A Review: Unfinished Tales of Númenor and Middle-Earth – J.R.R. Tolkien

4.5 / 5 Stars
Oh, if only The Silmarillion was this good! Well, let me clarify. The “best” of what Tolkien left unpublished upon his death was cobbled together into the book known as The Silmarillion. That would be the stories about the making, marring and bending of the world and the epic of the elves’ war against the first dark lord. Unfinished Tales contains the second tier of that unpublished oeuvre. This book is full of the unknown adventures of the also-rans, alternate versions of cannon events and author Tolkien’s after-the-fact musings about how exactly his story world was put together.

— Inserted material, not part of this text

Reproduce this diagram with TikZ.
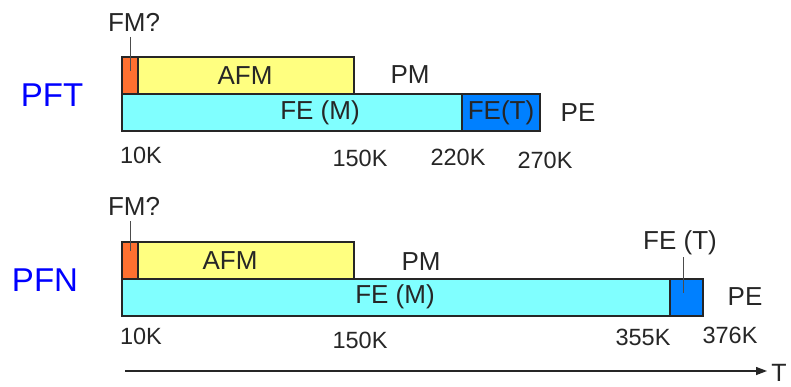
\documentclass[tikz,border=0pt]{standalone}
\usepackage{fontspec}
\setmainfont{Liberation Sans}
\usetikzlibrary{arrows.meta}
\definecolor{cOrange}{RGB}{255,112,48}
\definecolor{cYellow}{RGB}{255,255,128}
\definecolor{cCyan}{RGB}{128,255,255}
\definecolor{cBlue}{RGB}{0,128,255}
\definecolor{cLabel}{RGB}{0,0,255}
\begin{document}
\begin{tikzpicture}[x=1pt,y=-1pt,
  bar/.style={draw=black!85,line width=1.6pt,inner sep=0pt,outer sep=0pt},
  txt/.style={font=\fontsize{26}{30}\selectfont,text=black!85,inner sep=0pt},
  num/.style={font=\fontsize{23.5}{28}\selectfont,text=black!85,inner sep=0pt},
  big/.style={font=\fontsize{33}{38}\selectfont,text=cLabel,inner sep=0pt},
  pin/.style={draw=black!70,line width=0.8pt}]
\useasboundingbox (0,0) rectangle (791,387);
% ---------- PFT ----------
\path[bar,fill=cCyan] (122,94) rectangle (462,131);
\path[bar,fill=cBlue] (462,94) rectangle (540,131);
\path[bar,fill=cYellow] (138,57) rectangle (354,94);
\path[bar,fill=cOrange] (122,57) rectangle (138,94);
\node[txt] (tfm) at (134,22) {FM?};
\coordinate (tfmA) at (130,37);
\coordinate (tfmB) at (130,71);
\draw[pin] (tfmA) -- (tfmB);
\node[txt] (tafm) at (245,76) {AFM};
\node[txt] (tpm) at (410,75) {PM};
\node[txt] (tfem) at (320,113) {FE (M)};
\node[txt] (tfet) at (501,113) {FE(T)};
\node[txt] (tpe) at (578,113) {PE};
\node[num] (t10) at (141,155) {10K};
\node[num] (t150) at (360,158) {150K};
\node[num] (t220) at (458,157) {220K};
\node[num] (t270) at (545,160) {270K};
\node[big] (pft) at (52,95) {PFT};
% ---------- PFN ----------
\path[bar,fill=cCyan] (122,279) rectangle (670,316);
\path[bar,fill=cBlue] (670,279) rectangle (703,316);
\path[bar,fill=cYellow] (138,242) rectangle (354,279);
\path[bar,fill=cOrange] (122,242) rectangle (138,279);
\node[txt] (nfm) at (134,206) {FM?};
\coordinate (nfmA) at (130,221);
\coordinate (nfmB) at (130,251);
\draw[pin] (nfmA) -- (nfmB);
\node[txt] (nafm) at (230,261) {AFM};
\node[txt] (npm) at (421,262) {PM};
\node[txt] (nfem) at (395,297) {FE (M)};
\node[txt] (nfet) at (680,243) {FE (T)};
\coordinate (nfetA) at (683,257);
\coordinate (nfetB) at (683,293);
\draw[pin] (nfetA) -- (nfetB);
\node[txt] (npe) at (745,297) {PE};
\node[num] (n10) at (141,336) {10K};
\node[num] (n150) at (360,340) {150K};
\node[num] (n355) at (643,337) {355K};
\node[num] (n376) at (730,335) {376K};
\node[big] (pfn) at (45,280) {PFN};
% ---------- axis ----------
\coordinate (axA) at (125,371);
\coordinate (axB) at (767,371);
\node[font=\fontsize{25}{30}\selectfont,text=black!85,inner sep=0pt] (tT) at (779,373) {T};
\draw[line width=1.3pt,black!85,-{Triangle[length=11pt,width=8pt]}] (axA) -- (axB);
\end{tikzpicture}
\end{document}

It’s all good stuff, but with the exception of the first piece (a detailed account of Tuor’s journey to Gondolin), it’s not great stuff. That being said, what makes it a better book for me is that editor Tolkien as left well enough alone. Admitting from the title page on that everything is “unfinished” frees him to keep his editorial presence to a minimum and present each piece essentially as he found it in his father’s papers. There is no need to jury-rig it all into a “readable” whole; it’s just a collection of unfinished tales. I appreciate that raw, clipped and cut-short feeling. It fits perfectly with the “this is a collection of documents I found” writing style that author Tolkien used in his published works. You can leave The Silmarillion for later. When you finish The Lord of the Rings and wonder, “What’s next?,” this book is the answer.